▶ [PROVIDED DATA]:
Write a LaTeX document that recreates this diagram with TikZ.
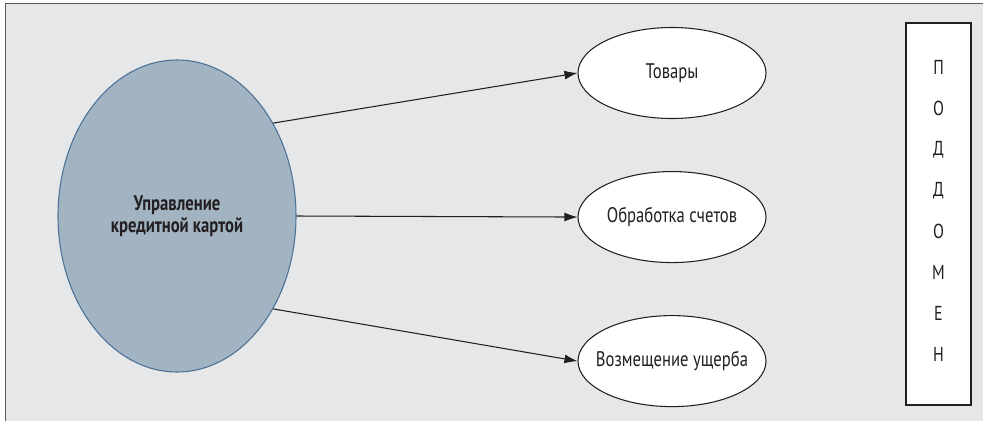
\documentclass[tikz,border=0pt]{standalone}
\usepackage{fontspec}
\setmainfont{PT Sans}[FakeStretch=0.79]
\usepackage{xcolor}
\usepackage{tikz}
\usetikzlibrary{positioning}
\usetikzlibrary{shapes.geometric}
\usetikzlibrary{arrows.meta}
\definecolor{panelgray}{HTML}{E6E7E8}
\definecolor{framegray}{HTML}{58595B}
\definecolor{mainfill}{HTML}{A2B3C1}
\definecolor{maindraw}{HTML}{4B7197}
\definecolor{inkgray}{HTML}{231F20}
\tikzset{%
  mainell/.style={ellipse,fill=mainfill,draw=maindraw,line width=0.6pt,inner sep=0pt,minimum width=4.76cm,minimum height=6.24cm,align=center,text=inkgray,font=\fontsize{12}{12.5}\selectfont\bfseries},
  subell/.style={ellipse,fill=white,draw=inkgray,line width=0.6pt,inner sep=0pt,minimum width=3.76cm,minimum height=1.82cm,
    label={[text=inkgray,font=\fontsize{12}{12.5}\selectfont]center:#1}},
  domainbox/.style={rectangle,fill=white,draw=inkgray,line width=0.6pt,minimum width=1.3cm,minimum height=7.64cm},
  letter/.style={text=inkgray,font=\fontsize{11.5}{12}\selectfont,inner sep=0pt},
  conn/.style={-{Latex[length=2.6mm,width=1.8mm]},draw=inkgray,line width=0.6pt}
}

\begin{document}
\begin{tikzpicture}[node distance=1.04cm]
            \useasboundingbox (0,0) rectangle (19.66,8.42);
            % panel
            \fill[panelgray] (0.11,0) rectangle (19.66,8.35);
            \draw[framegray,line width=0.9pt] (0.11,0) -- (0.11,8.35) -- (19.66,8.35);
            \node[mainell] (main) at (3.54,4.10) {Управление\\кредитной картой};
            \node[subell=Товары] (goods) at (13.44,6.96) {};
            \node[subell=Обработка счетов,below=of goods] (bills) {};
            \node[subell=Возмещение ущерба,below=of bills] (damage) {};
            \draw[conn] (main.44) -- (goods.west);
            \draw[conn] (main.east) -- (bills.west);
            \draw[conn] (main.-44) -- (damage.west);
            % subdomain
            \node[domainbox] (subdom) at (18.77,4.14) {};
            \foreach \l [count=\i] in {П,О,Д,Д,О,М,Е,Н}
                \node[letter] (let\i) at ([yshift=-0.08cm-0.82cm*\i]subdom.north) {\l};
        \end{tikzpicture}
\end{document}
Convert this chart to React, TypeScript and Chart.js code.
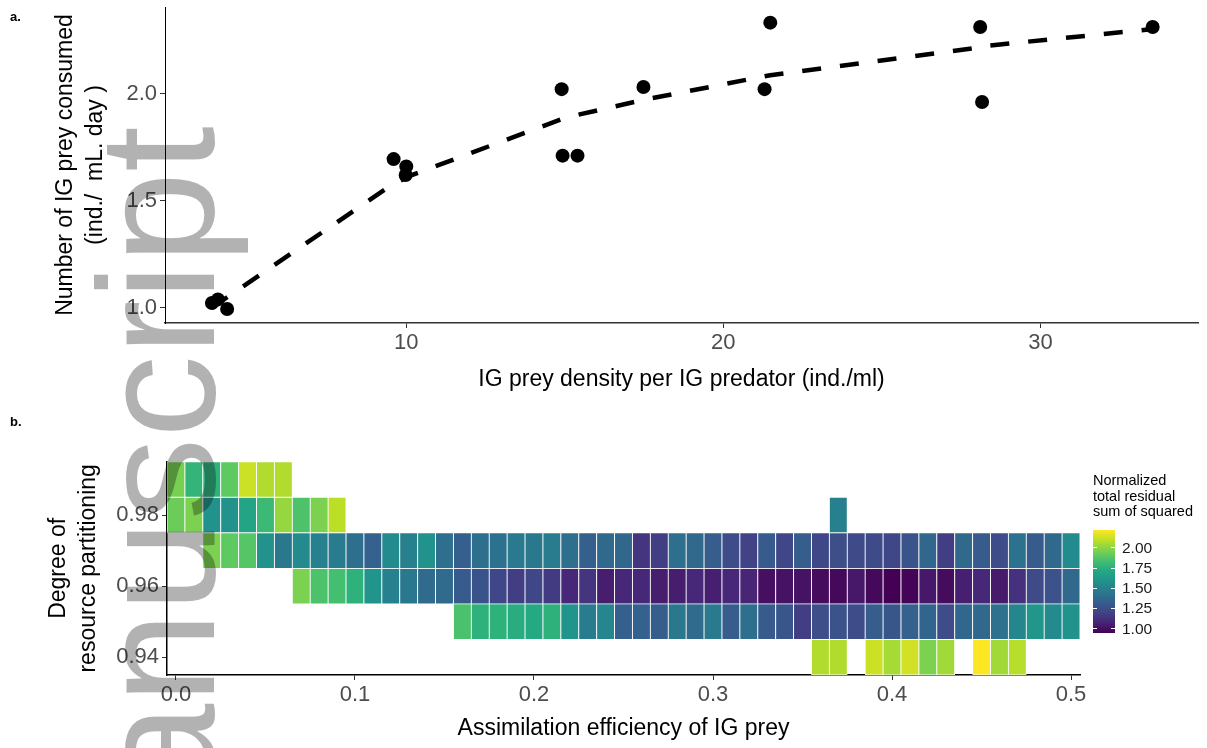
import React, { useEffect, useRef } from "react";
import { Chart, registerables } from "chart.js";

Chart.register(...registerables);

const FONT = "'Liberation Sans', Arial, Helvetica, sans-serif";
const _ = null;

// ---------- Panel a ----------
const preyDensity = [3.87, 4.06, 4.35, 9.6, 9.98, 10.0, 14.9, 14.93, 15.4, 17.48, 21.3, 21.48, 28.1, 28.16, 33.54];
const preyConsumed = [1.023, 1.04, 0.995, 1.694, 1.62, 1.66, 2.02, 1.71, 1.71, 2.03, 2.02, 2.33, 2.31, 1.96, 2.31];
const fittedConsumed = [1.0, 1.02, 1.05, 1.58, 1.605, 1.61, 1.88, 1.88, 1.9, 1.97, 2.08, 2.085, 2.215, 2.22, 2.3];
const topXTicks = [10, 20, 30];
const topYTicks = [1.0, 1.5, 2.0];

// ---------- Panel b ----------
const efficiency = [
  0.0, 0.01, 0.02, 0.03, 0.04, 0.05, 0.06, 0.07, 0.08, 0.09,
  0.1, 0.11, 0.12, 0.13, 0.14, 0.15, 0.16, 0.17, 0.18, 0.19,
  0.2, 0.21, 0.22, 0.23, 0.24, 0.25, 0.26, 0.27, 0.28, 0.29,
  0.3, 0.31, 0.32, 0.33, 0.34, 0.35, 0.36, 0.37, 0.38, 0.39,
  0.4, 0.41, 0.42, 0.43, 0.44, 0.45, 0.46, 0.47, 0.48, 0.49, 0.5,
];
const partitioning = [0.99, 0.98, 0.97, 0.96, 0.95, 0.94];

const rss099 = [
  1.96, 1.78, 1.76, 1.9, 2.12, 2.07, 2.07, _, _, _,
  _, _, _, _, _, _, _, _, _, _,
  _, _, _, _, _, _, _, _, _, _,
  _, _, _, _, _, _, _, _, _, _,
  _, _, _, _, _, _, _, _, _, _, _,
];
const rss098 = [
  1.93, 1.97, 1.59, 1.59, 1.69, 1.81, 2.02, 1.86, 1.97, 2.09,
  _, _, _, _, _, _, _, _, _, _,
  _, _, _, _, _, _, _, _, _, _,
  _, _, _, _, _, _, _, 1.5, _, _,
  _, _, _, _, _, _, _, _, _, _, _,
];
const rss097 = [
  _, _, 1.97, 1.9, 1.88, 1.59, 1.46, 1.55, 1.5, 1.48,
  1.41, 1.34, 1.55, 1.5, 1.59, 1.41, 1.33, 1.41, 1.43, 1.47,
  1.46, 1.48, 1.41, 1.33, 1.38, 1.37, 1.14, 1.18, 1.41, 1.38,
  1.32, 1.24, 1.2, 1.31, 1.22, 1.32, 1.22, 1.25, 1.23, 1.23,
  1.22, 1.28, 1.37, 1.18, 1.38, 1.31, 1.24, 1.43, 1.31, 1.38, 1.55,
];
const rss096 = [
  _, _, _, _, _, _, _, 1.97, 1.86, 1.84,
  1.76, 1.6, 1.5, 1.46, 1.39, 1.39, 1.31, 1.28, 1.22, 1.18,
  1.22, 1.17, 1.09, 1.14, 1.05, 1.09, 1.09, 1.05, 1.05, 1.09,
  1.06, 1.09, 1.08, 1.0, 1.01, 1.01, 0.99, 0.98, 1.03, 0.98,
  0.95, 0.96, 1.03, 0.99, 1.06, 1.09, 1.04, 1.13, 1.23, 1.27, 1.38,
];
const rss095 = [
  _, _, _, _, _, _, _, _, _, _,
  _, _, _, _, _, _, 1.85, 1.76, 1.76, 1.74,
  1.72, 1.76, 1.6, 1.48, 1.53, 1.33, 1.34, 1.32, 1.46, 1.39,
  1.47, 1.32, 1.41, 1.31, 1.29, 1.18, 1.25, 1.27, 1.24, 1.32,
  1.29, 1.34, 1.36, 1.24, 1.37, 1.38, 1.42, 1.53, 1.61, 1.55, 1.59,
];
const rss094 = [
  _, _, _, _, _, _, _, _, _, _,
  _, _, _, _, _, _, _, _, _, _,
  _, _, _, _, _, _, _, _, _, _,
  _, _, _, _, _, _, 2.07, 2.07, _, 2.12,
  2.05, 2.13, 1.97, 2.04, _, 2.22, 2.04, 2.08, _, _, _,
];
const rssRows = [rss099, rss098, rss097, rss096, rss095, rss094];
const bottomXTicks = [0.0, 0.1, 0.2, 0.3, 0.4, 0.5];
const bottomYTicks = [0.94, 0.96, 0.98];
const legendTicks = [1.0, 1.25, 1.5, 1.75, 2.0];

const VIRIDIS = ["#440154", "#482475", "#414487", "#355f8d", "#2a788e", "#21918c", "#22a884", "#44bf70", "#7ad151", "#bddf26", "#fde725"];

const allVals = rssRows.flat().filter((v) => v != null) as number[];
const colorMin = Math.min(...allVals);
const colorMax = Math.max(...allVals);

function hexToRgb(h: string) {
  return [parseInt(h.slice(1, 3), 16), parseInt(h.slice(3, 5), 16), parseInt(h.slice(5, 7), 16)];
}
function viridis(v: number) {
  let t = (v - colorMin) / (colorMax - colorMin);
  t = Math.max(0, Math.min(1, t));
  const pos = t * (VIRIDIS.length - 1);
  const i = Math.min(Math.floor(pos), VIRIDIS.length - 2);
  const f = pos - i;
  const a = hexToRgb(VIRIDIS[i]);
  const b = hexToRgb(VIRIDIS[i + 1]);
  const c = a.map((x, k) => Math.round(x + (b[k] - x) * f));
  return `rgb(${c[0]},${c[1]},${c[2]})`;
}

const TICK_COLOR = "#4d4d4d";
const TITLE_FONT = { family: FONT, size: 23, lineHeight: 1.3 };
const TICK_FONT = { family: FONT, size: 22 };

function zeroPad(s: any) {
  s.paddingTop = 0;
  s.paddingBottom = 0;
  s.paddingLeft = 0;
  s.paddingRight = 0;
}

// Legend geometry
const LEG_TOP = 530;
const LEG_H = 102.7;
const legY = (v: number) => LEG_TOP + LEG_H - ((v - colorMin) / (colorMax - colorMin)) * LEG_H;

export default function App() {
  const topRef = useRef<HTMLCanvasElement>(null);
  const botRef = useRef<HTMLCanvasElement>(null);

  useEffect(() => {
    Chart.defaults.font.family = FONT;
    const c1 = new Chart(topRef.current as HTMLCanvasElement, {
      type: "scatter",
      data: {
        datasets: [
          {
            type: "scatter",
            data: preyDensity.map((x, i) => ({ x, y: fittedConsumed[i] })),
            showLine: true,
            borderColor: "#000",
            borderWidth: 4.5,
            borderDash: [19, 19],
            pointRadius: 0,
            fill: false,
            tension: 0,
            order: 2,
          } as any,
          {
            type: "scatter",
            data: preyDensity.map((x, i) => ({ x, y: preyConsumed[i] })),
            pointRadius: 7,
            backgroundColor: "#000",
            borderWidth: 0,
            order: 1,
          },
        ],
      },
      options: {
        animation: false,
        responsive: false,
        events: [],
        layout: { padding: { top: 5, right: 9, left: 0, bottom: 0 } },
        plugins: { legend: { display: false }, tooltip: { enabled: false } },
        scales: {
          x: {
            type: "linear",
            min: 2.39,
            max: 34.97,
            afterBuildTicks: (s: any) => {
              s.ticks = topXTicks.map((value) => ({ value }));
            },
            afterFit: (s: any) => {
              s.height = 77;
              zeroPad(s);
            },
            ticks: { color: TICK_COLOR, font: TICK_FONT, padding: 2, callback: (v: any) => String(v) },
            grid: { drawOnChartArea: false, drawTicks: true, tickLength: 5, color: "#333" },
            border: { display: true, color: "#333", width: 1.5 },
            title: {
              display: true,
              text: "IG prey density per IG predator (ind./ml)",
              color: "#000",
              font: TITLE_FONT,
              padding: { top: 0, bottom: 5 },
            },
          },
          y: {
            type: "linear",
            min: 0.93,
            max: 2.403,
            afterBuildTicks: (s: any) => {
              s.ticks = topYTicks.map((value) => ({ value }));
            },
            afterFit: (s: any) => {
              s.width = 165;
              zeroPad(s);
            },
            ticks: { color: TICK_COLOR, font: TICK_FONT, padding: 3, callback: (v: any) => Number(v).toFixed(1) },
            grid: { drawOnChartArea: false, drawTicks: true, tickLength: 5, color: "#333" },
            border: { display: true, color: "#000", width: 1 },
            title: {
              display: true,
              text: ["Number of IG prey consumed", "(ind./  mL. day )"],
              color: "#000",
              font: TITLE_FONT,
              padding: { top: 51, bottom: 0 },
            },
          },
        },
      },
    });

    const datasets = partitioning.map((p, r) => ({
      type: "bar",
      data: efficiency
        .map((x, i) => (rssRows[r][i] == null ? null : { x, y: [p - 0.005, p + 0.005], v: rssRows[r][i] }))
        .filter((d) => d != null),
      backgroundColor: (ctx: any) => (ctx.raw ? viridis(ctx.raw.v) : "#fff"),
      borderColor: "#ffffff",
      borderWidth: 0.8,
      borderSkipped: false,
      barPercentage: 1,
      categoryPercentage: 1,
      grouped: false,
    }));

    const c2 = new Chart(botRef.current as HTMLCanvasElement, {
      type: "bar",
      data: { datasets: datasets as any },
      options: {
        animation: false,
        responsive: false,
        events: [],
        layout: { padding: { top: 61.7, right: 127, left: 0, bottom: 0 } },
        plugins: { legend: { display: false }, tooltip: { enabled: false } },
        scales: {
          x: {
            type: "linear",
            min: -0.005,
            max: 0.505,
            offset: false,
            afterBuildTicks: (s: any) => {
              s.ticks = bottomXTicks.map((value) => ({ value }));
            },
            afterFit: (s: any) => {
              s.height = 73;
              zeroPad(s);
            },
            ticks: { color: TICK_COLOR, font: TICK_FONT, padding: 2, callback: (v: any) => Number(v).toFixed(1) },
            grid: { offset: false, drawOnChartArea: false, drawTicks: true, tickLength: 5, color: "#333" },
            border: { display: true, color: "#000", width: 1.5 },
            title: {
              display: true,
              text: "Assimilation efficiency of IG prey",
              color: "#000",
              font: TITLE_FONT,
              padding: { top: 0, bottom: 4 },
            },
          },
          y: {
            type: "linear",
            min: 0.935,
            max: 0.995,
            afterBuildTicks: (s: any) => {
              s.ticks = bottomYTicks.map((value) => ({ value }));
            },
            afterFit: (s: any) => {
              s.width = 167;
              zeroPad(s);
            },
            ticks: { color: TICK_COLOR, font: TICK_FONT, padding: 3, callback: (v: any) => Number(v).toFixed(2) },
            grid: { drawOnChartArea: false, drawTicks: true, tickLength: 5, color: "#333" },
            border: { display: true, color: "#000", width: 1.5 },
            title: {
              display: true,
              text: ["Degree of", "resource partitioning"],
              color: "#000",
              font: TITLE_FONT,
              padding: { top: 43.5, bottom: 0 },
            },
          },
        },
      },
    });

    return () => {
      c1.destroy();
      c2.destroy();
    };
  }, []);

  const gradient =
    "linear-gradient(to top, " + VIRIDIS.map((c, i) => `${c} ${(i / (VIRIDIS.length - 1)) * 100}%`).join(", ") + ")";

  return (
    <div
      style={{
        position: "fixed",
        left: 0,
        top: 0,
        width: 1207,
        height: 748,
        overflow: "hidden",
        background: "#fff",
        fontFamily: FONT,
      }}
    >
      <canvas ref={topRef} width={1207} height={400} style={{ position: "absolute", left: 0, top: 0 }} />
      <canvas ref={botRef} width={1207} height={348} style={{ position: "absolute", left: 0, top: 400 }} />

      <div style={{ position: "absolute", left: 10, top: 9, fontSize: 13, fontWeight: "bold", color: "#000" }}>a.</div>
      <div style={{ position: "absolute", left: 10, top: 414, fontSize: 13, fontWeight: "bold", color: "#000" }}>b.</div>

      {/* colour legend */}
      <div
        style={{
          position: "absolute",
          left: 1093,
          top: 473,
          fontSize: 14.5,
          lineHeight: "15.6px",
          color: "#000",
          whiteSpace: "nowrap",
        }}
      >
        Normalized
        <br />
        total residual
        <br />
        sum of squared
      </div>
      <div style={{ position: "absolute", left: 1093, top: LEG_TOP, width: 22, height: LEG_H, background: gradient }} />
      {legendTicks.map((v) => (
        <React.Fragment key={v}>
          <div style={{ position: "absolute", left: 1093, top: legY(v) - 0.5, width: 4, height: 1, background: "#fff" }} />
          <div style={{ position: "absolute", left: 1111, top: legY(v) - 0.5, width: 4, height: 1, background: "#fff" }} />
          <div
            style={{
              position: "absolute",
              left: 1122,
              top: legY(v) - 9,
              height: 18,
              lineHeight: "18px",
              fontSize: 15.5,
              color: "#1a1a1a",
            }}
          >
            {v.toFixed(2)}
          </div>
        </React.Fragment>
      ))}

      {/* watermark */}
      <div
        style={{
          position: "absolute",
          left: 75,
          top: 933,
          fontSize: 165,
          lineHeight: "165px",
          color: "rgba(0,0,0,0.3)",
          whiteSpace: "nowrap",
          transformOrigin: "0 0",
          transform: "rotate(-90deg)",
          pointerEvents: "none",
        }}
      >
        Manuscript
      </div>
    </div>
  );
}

▶ [REQUIREMENTS]: Go back to the listing above and reproduce, exactly, the stretch from the line bearing "Convert this chart" through the line bearing "const _ = null;", without its pictures.

▶ [COMPLETE ANSWER]:
Convert this chart to React, TypeScript and Chart.js code.
import React, { useEffect, useRef } from "react";
import { Chart, registerables } from "chart.js";

Chart.register(...registerables);

const FONT = "'Liberation Sans', Arial, Helvetica, sans-serif";
const _ = null;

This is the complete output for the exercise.